* _Task description_
Reproduce all the lines below exactly and omit the images.

------ Information provided ------

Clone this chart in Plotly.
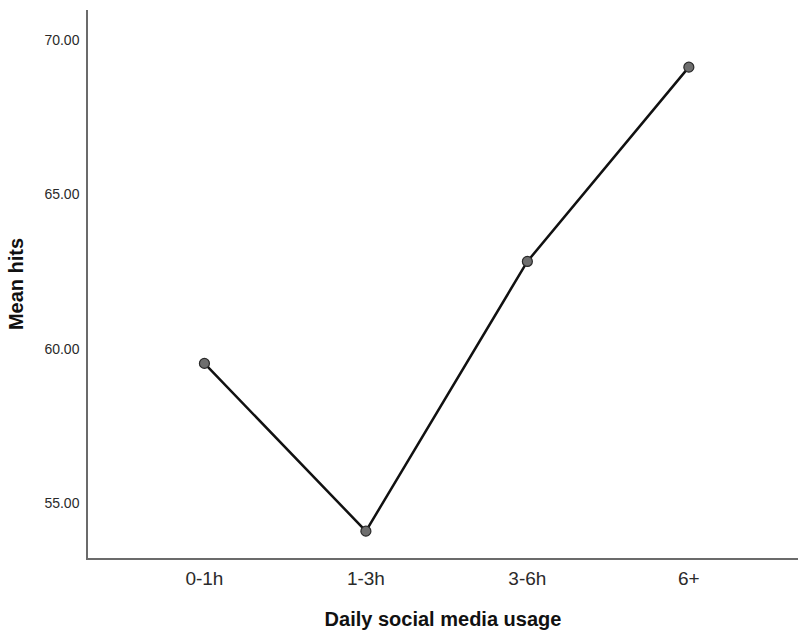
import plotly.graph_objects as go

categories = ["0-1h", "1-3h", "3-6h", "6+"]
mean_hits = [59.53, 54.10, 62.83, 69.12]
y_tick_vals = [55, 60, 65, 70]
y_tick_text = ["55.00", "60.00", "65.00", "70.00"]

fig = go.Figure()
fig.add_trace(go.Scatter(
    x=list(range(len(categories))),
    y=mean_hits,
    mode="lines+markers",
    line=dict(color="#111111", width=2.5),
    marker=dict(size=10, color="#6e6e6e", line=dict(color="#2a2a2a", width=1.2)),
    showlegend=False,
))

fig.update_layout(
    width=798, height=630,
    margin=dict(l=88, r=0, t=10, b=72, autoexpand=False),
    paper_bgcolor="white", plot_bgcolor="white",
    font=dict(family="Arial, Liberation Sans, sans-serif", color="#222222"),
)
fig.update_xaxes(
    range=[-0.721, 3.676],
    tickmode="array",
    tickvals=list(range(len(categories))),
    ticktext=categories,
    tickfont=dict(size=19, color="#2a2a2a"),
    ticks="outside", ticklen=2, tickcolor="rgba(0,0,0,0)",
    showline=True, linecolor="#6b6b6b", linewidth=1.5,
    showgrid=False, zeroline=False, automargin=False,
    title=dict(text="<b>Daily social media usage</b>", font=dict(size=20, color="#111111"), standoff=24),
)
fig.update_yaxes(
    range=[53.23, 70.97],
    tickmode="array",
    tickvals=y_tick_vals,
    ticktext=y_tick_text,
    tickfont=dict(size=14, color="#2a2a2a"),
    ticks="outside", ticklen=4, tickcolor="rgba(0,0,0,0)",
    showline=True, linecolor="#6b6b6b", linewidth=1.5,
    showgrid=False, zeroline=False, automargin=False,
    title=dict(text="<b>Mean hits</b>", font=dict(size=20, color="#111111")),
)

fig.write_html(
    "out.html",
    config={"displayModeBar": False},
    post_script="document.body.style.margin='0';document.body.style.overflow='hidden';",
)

------

* _Task answer_
Clone this chart in Plotly.
import plotly.graph_objects as go

categories = ["0-1h", "1-3h", "3-6h", "6+"]
mean_hits = [59.53, 54.10, 62.83, 69.12]
y_tick_vals = [55, 60, 65, 70]
y_tick_text = ["55.00", "60.00", "65.00", "70.00"]

fig = go.Figure()
fig.add_trace(go.Scatter(
    x=list(range(len(categories))),
    y=mean_hits,
    mode="lines+markers",
    line=dict(color="#111111", width=2.5),
    marker=dict(size=10, color="#6e6e6e", line=dict(color="#2a2a2a", width=1.2)),
    showlegend=False,
))

fig.update_layout(
    width=798, height=630,
    margin=dict(l=88, r=0, t=10, b=72, autoexpand=False),
    paper_bgcolor="white", plot_bgcolor="white",
    font=dict(family="Arial, Liberation Sans, sans-serif", color="#222222"),
)
fig.update_xaxes(
    range=[-0.721, 3.676],
    tickmode="array",
    tickvals=list(range(len(categories))),
    ticktext=categories,
    tickfont=dict(size=19, color="#2a2a2a"),
    ticks="outside", ticklen=2, tickcolor="rgba(0,0,0,0)",
    showline=True, linecolor="#6b6b6b", linewidth=1.5,
    showgrid=False, zeroline=False, automargin=False,
    title=dict(text="<b>Daily social media usage</b>", font=dict(size=20, color="#111111"), standoff=24),
)
fig.update_yaxes(
    range=[53.23, 70.97],
    tickmode="array",
    tickvals=y_tick_vals,
    ticktext=y_tick_text,
    tickfont=dict(size=14, color="#2a2a2a"),
    ticks="outside", ticklen=4, tickcolor="rgba(0,0,0,0)",
    showline=True, linecolor="#6b6b6b", linewidth=1.5,
    showgrid=False, zeroline=False, automargin=False,
    title=dict(text="<b>Mean hits</b>", font=dict(size=20, color="#111111")),
)

fig.write_html(
    "out.html",
    config={"displayModeBar": False},
    post_script="document.body.style.margin='0';document.body.style.overflow='hidden';",
)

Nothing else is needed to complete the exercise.